GOAL
Retype the data that follows line by line, exactly, and leave its pictures out.

SUPPLIED DATA
+ + + + +
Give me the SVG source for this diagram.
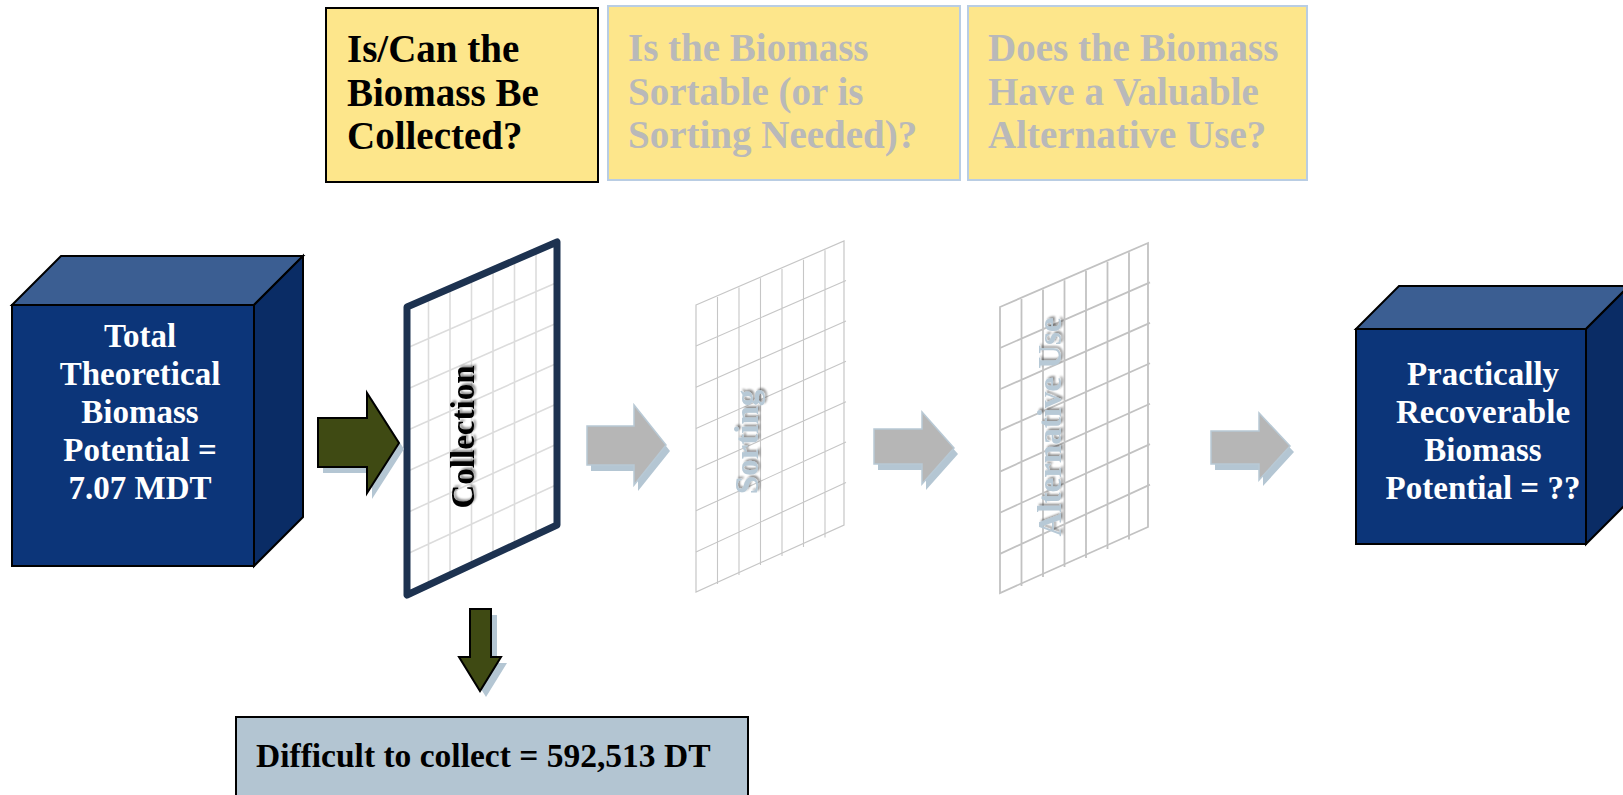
<svg xmlns="http://www.w3.org/2000/svg" width="1623" height="795" viewBox="0 0 1623 795">
  <style>
    .serif { font-family: "Liberation Serif", "Times New Roman", serif; font-weight: bold; }
    .cube-text { fill: #ffffff; font-size: 33px; text-anchor: middle; }
    .q-text { font-size: 39px; }
    .q-on { fill: #000000; }
    .q-off { fill: #b9b9b9; }
    .edge { stroke: #000000; stroke-width: 2; stroke-linejoin: miter; }
    .face-front { fill: #0c3579; }
    .face-top { fill: #3b5e92; }
    .face-side { fill: #0a2c65; }
    .grid-dark { stroke: #dcdcdc; stroke-width: 1.6; fill: none; }
    .grid-light { stroke: #c6c6c6; stroke-width: 1.1; fill: none; }
    .grid-mid { stroke: #c2c2c2; stroke-width: 1.8; fill: none; }
    .arrow-green { fill: #3f4a13; stroke: #000000; stroke-width: 2; }
    .arrow-gray { fill: #b6b6b6; stroke: #b8c9d5; stroke-width: 1.5; }
    .arrow-shadow { fill: #b4c6d3; }
    .stage-label { font-size: 33px; text-anchor: middle; }
  </style>
  <defs>
    <filter id="soft" x="-20%" y="-20%" width="140%" height="140%">
      <feGaussianBlur in="SourceAlpha" stdDeviation="1.2" result="b"/>
      <feOffset in="b" dx="1.5" dy="1.5" result="o"/>
      <feComponentTransfer in="o" result="s">
        <feFuncA type="linear" slope="0.45"/>
      </feComponentTransfer>
      <feMerge>
        <feMergeNode in="s"/>
        <feMergeNode in="SourceGraphic"/>
      </feMerge>
    </filter>
    <path id="grid-lines" d="M428.5,299 V586 M450,289.6 V577 M471.5,280.3 V567 M493,271 V558 M514.5,261.7 V549 M536,252.3 V539.6
      M407,348 L557,282.4 M407,389.3 L557,322.9 M407,430.4 L557,363.3 M407,471.6 L557,403.7 M407,512.7 L557,444.1 M407,553.9 L557,484.6"/>
  </defs>

  <!-- question boxes -->
  <g id="q-collect">
    <rect x="326" y="8" width="272" height="174" fill="#fde68b" stroke="#000000" stroke-width="2"/>
    <text class="serif q-text q-on" x="347" y="62">Is/Can the</text>
    <text class="serif q-text q-on" x="347" y="106">Biomass Be</text>
    <text class="serif q-text q-on" x="347" y="149">Collected?</text>
  </g>
  <g id="q-sort">
    <rect x="608" y="6" width="352" height="174" fill="#fde68b" stroke="#b9cde3" stroke-width="2"/>
    <text class="serif q-text q-off" x="628" y="61">Is the Biomass</text>
    <text class="serif q-text q-off" x="628" y="105">Sortable (or is</text>
    <text class="serif q-text q-off" x="628" y="148">Sorting Needed)?</text>
  </g>
  <g id="q-alt">
    <rect x="968" y="6" width="339" height="174" fill="#fde68b" stroke="#b9cde3" stroke-width="2"/>
    <text class="serif q-text q-off" x="988" y="61">Does the Biomass</text>
    <text class="serif q-text q-off" x="988" y="105">Have a Valuable</text>
    <text class="serif q-text q-off" x="988" y="148">Alternative Use?</text>
  </g>

  <!-- source cube -->
  <g id="total-cube">
    <polygon class="face-top edge" points="12,305 61,256 303,256 254,305"/>
    <polygon class="face-side edge" points="254,305 303,256 303,517 254,566"/>
    <rect class="face-front edge" x="12" y="305" width="242" height="261"/>
    <text class="serif cube-text" x="140" y="347">Total</text>
    <text class="serif cube-text" x="140" y="385">Theoretical</text>
    <text class="serif cube-text" x="140" y="423">Biomass</text>
    <text class="serif cube-text" x="140" y="461">Potential =</text>
    <text class="serif cube-text" x="140" y="499">7.07 MDT</text>
  </g>

  <!-- result cube -->
  <g id="recoverable-cube">
    <polygon class="face-top edge" points="1356,329 1399,286 1629,286 1586,329"/>
    <polygon class="face-side edge" points="1586,329 1629,286 1629,501 1586,544"/>
    <rect class="face-front edge" x="1356" y="329" width="230" height="215"/>
    <text class="serif cube-text" x="1483" y="385">Practically</text>
    <text class="serif cube-text" x="1483" y="423">Recoverable</text>
    <text class="serif cube-text" x="1483" y="461">Biomass</text>
    <text class="serif cube-text" x="1483" y="499">Potential = ??</text>
  </g>

  <!-- filter screens -->
  <g id="screen-collection">
    <polygon points="407,307 557,242 557,525 407,595" fill="#ffffff"/>
    <use href="#grid-lines" class="grid-dark"/>
    <polygon points="407,307 557,242 557,525 407,595" fill="none" stroke="#1d3250" stroke-width="7" stroke-linejoin="round"/>
    <text class="serif stage-label" transform="translate(463,437) rotate(-90)" y="11" fill="#000000" filter="url(#soft)">Collection</text>
  </g>
  <g id="screen-sorting">
    <polygon points="696,305 844,241 844,525 696,592" fill="#ffffff" stroke="#c6c6c6" stroke-width="1.2"/>
    <use href="#grid-lines" class="grid-light" transform="translate(289,-2)"/>
    <text class="serif stage-label" transform="translate(747,442) rotate(-90)" y="11" fill="#b7c9d6" filter="url(#soft)">Sorting</text>
  </g>
  <g id="screen-alternative">
    <polygon points="1000,307 1148,243 1148,527 1000,593" fill="#ffffff" stroke="#c2c2c2" stroke-width="1.8"/>
    <use href="#grid-lines" class="grid-mid" transform="translate(593,0)"/>
    <text class="serif stage-label" transform="translate(1050,427) rotate(-90)" y="11" fill="#b7c9d6" filter="url(#soft)">Alternative Use</text>
  </g>

  <!-- outcome box -->
  <g id="difficult-box">
    <rect x="236" y="717" width="512" height="90" fill="#b3c5d2" stroke="#000000" stroke-width="2"/>
    <text class="serif" x="256" y="767" font-size="33.5" fill="#000000">Difficult to collect = 592,513 DT</text>
  </g>

  <!-- connectors -->
  <g id="connectors">
    <path class="arrow-shadow" transform="translate(5,6)" d="M318,418 H367 V393 L399,443 L367,493 V467 H318 Z"/>
    <path class="arrow-green" d="M318,418 H367 V393 L399,443 L367,493 V467 H318 Z"/>

    <path class="arrow-shadow" transform="translate(6,6)" d="M470,609 H491 V657 H501 L480,691 L459,657 H470 Z"/>
    <path class="arrow-green" d="M470,609 H491 V657 H501 L480,691 L459,657 H470 Z"/>

    <path class="arrow-shadow" transform="translate(4,6)" d="M587,426 H634 V405 L666,445 L634,485 V465 H587 Z"/>
    <path class="arrow-gray" d="M587,426 H634 V405 L666,445 L634,485 V465 H587 Z"/>

    <path class="arrow-shadow" transform="translate(4,6)" d="M874,429 H922 V412 L954,448 L922,484 V464 H874 Z"/>
    <path class="arrow-gray" d="M874,429 H922 V412 L954,448 L922,484 V464 H874 Z"/>

    <path class="arrow-shadow" transform="translate(4,6)" d="M1211,431 H1259 V413 L1290,446 L1259,480 V464 H1211 Z"/>
    <path class="arrow-gray" d="M1211,431 H1259 V413 L1290,446 L1259,480 V464 H1211 Z"/>
  </g>
</svg>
+ + + + +
COMPLETE ANSWER
Give me the SVG source for this diagram.
<svg xmlns="http://www.w3.org/2000/svg" width="1623" height="795" viewBox="0 0 1623 795">
  <style>
    .serif { font-family: "Liberation Serif", "Times New Roman", serif; font-weight: bold; }
    .cube-text { fill: #ffffff; font-size: 33px; text-anchor: middle; }
    .q-text { font-size: 39px; }
    .q-on { fill: #000000; }
    .q-off { fill: #b9b9b9; }
    .edge { stroke: #000000; stroke-width: 2; stroke-linejoin: miter; }
    .face-front { fill: #0c3579; }
    .face-top { fill: #3b5e92; }
    .face-side { fill: #0a2c65; }
    .grid-dark { stroke: #dcdcdc; stroke-width: 1.6; fill: none; }
    .grid-light { stroke: #c6c6c6; stroke-width: 1.1; fill: none; }
    .grid-mid { stroke: #c2c2c2; stroke-width: 1.8; fill: none; }
    .arrow-green { fill: #3f4a13; stroke: #000000; stroke-width: 2; }
    .arrow-gray { fill: #b6b6b6; stroke: #b8c9d5; stroke-width: 1.5; }
    .arrow-shadow { fill: #b4c6d3; }
    .stage-label { font-size: 33px; text-anchor: middle; }
  </style>
  <defs>
    <filter id="soft" x="-20%" y="-20%" width="140%" height="140%">
      <feGaussianBlur in="SourceAlpha" stdDeviation="1.2" result="b"/>
      <feOffset in="b" dx="1.5" dy="1.5" result="o"/>
      <feComponentTransfer in="o" result="s">
        <feFuncA type="linear" slope="0.45"/>
      </feComponentTransfer>
      <feMerge>
        <feMergeNode in="s"/>
        <feMergeNode in="SourceGraphic"/>
      </feMerge>
    </filter>
    <path id="grid-lines" d="M428.5,299 V586 M450,289.6 V577 M471.5,280.3 V567 M493,271 V558 M514.5,261.7 V549 M536,252.3 V539.6
      M407,348 L557,282.4 M407,389.3 L557,322.9 M407,430.4 L557,363.3 M407,471.6 L557,403.7 M407,512.7 L557,444.1 M407,553.9 L557,484.6"/>
  </defs>

  <!-- question boxes -->
  <g id="q-collect">
    <rect x="326" y="8" width="272" height="174" fill="#fde68b" stroke="#000000" stroke-width="2"/>
    <text class="serif q-text q-on" x="347" y="62">Is/Can the</text>
    <text class="serif q-text q-on" x="347" y="106">Biomass Be</text>
    <text class="serif q-text q-on" x="347" y="149">Collected?</text>
  </g>
  <g id="q-sort">
    <rect x="608" y="6" width="352" height="174" fill="#fde68b" stroke="#b9cde3" stroke-width="2"/>
    <text class="serif q-text q-off" x="628" y="61">Is the Biomass</text>
    <text class="serif q-text q-off" x="628" y="105">Sortable (or is</text>
    <text class="serif q-text q-off" x="628" y="148">Sorting Needed)?</text>
  </g>
  <g id="q-alt">
    <rect x="968" y="6" width="339" height="174" fill="#fde68b" stroke="#b9cde3" stroke-width="2"/>
    <text class="serif q-text q-off" x="988" y="61">Does the Biomass</text>
    <text class="serif q-text q-off" x="988" y="105">Have a Valuable</text>
    <text class="serif q-text q-off" x="988" y="148">Alternative Use?</text>
  </g>

  <!-- source cube -->
  <g id="total-cube">
    <polygon class="face-top edge" points="12,305 61,256 303,256 254,305"/>
    <polygon class="face-side edge" points="254,305 303,256 303,517 254,566"/>
    <rect class="face-front edge" x="12" y="305" width="242" height="261"/>
    <text class="serif cube-text" x="140" y="347">Total</text>
    <text class="serif cube-text" x="140" y="385">Theoretical</text>
    <text class="serif cube-text" x="140" y="423">Biomass</text>
    <text class="serif cube-text" x="140" y="461">Potential =</text>
    <text class="serif cube-text" x="140" y="499">7.07 MDT</text>
  </g>

  <!-- result cube -->
  <g id="recoverable-cube">
    <polygon class="face-top edge" points="1356,329 1399,286 1629,286 1586,329"/>
    <polygon class="face-side edge" points="1586,329 1629,286 1629,501 1586,544"/>
    <rect class="face-front edge" x="1356" y="329" width="230" height="215"/>
    <text class="serif cube-text" x="1483" y="385">Practically</text>
    <text class="serif cube-text" x="1483" y="423">Recoverable</text>
    <text class="serif cube-text" x="1483" y="461">Biomass</text>
    <text class="serif cube-text" x="1483" y="499">Potential = ??</text>
  </g>

  <!-- filter screens -->
  <g id="screen-collection">
    <polygon points="407,307 557,242 557,525 407,595" fill="#ffffff"/>
    <use href="#grid-lines" class="grid-dark"/>
    <polygon points="407,307 557,242 557,525 407,595" fill="none" stroke="#1d3250" stroke-width="7" stroke-linejoin="round"/>
    <text class="serif stage-label" transform="translate(463,437) rotate(-90)" y="11" fill="#000000" filter="url(#soft)">Collection</text>
  </g>
  <g id="screen-sorting">
    <polygon points="696,305 844,241 844,525 696,592" fill="#ffffff" stroke="#c6c6c6" stroke-width="1.2"/>
    <use href="#grid-lines" class="grid-light" transform="translate(289,-2)"/>
    <text class="serif stage-label" transform="translate(747,442) rotate(-90)" y="11" fill="#b7c9d6" filter="url(#soft)">Sorting</text>
  </g>
  <g id="screen-alternative">
    <polygon points="1000,307 1148,243 1148,527 1000,593" fill="#ffffff" stroke="#c2c2c2" stroke-width="1.8"/>
    <use href="#grid-lines" class="grid-mid" transform="translate(593,0)"/>
    <text class="serif stage-label" transform="translate(1050,427) rotate(-90)" y="11" fill="#b7c9d6" filter="url(#soft)">Alternative Use</text>
  </g>

  <!-- outcome box -->
  <g id="difficult-box">
    <rect x="236" y="717" width="512" height="90" fill="#b3c5d2" stroke="#000000" stroke-width="2"/>
    <text class="serif" x="256" y="767" font-size="33.5" fill="#000000">Difficult to collect = 592,513 DT</text>
  </g>

  <!-- connectors -->
  <g id="connectors">
    <path class="arrow-shadow" transform="translate(5,6)" d="M318,418 H367 V393 L399,443 L367,493 V467 H318 Z"/>
    <path class="arrow-green" d="M318,418 H367 V393 L399,443 L367,493 V467 H318 Z"/>

    <path class="arrow-shadow" transform="translate(6,6)" d="M470,609 H491 V657 H501 L480,691 L459,657 H470 Z"/>
    <path class="arrow-green" d="M470,609 H491 V657 H501 L480,691 L459,657 H470 Z"/>

    <path class="arrow-shadow" transform="translate(4,6)" d="M587,426 H634 V405 L666,445 L634,485 V465 H587 Z"/>
    <path class="arrow-gray" d="M587,426 H634 V405 L666,445 L634,485 V465 H587 Z"/>

    <path class="arrow-shadow" transform="translate(4,6)" d="M874,429 H922 V412 L954,448 L922,484 V464 H874 Z"/>
    <path class="arrow-gray" d="M874,429 H922 V412 L954,448 L922,484 V464 H874 Z"/>

    <path class="arrow-shadow" transform="translate(4,6)" d="M1211,431 H1259 V413 L1290,446 L1259,480 V464 H1211 Z"/>
    <path class="arrow-gray" d="M1211,431 H1259 V413 L1290,446 L1259,480 V464 H1211 Z"/>
  </g>
</svg>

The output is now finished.